The end of the year and the beginning of the year are times when Project Management Office teams often focus on health checks and project reviews.
Yes, they are things that should be built into the regular calendar of events, but we often see that executive teams demand a different level of reporting or request ‘deep dives’ into certain projects around these points. Perhaps it’s something to do with feeling like on January 1st everything starts afresh and you want to begin with the best possible chance of success.
Whatever the reason, project health checks are a straightforward way to identify areas of concern and work on a plan to get projects back on track. PMO teams are instrumental in carrying out health checks and working with the project team to implement whatever actions come out of them.
Here are 3 questions that every project health check should include. These are informal questions that are designed to test the maturity of project management approach. They will give you an indication of the capability of the project leadership team and are inspired by the work of Albert Ponsteen and Iryna Viter.
1. What’s your next priority?
Think about this question for yourself for a moment. Do you know what should be the next task you pick off your To Do list? It seems like a simple question but in complex environments, where a project manager may have multiple projects and be managing a number of teams, it’s actually quite hard to answer. In fact, even in large projects where the project manager is leading a single initiative, there may be several possibilities and it isn’t clear which takes priority.
In talking to project managers, it’s clear that sometimes the task that gets picked next is not the priority task. It’s the activity that a manager is chasing them to do, even if, given the bigger picture, it isn’t really that important. Project managers – and all members of the project team – will often choose their next tasks based on how they see the priorities for their workload. Ideally, this will be the same as how their managers and project sponsors see their priorities, but in some cases there is a disconnect.
The PMO has a key role to play in ensuring that strategic priorities are accurately cascaded to the project delivery teams. We should always expect team members to use their professional judgement regarding what to do next: they are, after all, employed to deliver outputs and outcomes and should be able to make the call about how to best spend their time. However, it’s a lot easier to do that (and results in less conflict) if they are effectively briefed about how the exec team sees priorities for the project. Think of this as an extension to the discussion around success criteria and how success will be judged on the project.
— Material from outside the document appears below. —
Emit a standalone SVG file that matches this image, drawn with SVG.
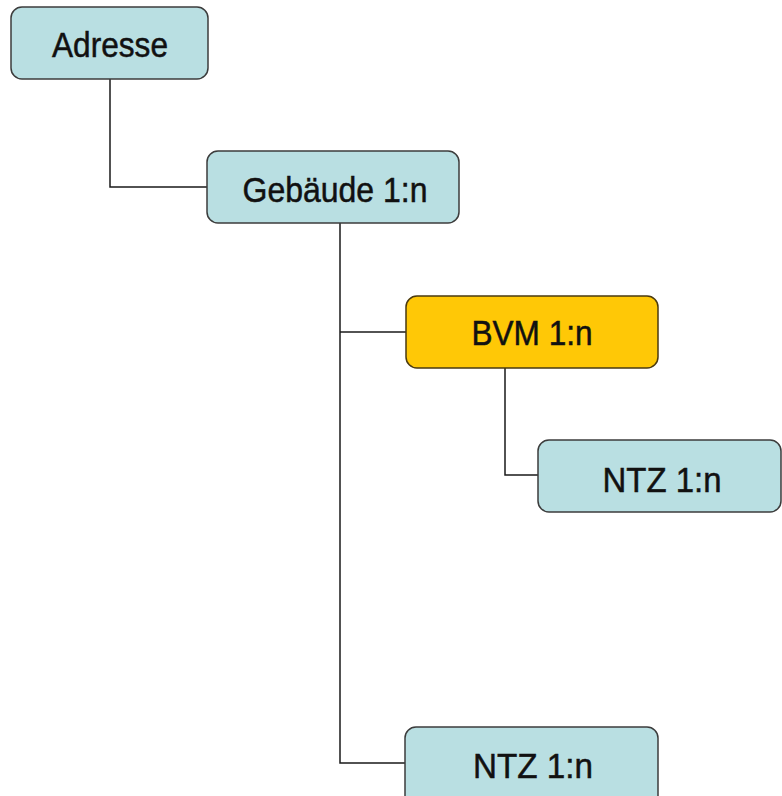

The health check is a good time to be ensuring that these priorities are understood and being acted on, and to answer questions about what’s important.
2. What’s the status of [pick a milestone]?
This is a question that Ponsteen and Viter ask and it is such a relevant question that it’s included verbatim here.
They say that, when asked about an arbitrary milestone, project managers are unable to predict obstacles for their project. In other words, they can’t guarantee that a milestone will be reached as planned because there are too many circumstances outside of their control.
One of the reasons for this, they suggest, is that the achievement of a milestone is dependent on resources who may also be allocated to other projects. If those projects suffer delays, the resources may not be released to work on other initiatives and hence the project manager’s project is unable to reach its milestone.
That is an issue for many project teams, especially in environments where there are multiple smaller projects and neither project manager nor team members are dedicated to a single piece of work.
This is an area where the PMO can add significant value. Managing those communication trails between project managers, facilitating discussions about resource availability, and spotting potential problems and bottlenecks where project managers can’t, are all things that the PMO can do with the right tools. Risk management is also an area that the PMO can help with: failing to meet a milestone due to resource constraints is a risk that should be foreseeable and manageable, particularly where teams are working on multiple projects.
A portfolio management approach can add a level of information about resource management, budget management and flexible scheduling. This can help project teams spot risk more effectively and plan for the impacts, with the support of the PMO as required. The health check can help pick up where resource risks are not being actively managed.
3. How is your project team performing?
In an agile environment, this might mean the Scrum Master reaches for a burndown chart or shows you how velocity is being tracked. In a waterfall environment, it’s possible that you’re answered with a set of time sheets or details of resource levelling.
What’s most important here is that there is some way of tracking past performance against tasks and that it is influencing future planning. Take a look at Gantt charts and compare actual performance against planned performance, specifically with regards to deadlines and costs. If the team is constantly overrunning and/or not meeting budget targets per task or work package, then that tells you something about the estimating on this piece of work.
Future estimates should be created with this knowledge in mind. You can drastically improve project performance if you are realistic about what can be achieved. Unfortunately, many project managers don’t have this information, or if they do, they are unable to interpret it. A project review is the perfect opportunity for some coaching to improve their skills in this area and boost the effectiveness of future estimating and planning.
Your project health checks and reviews will include more than these 3 questions, but they are a good starting point and give an insight into how the project team is approaching their work. Questions like these help the PMO uncover where support may be required and how best to give it.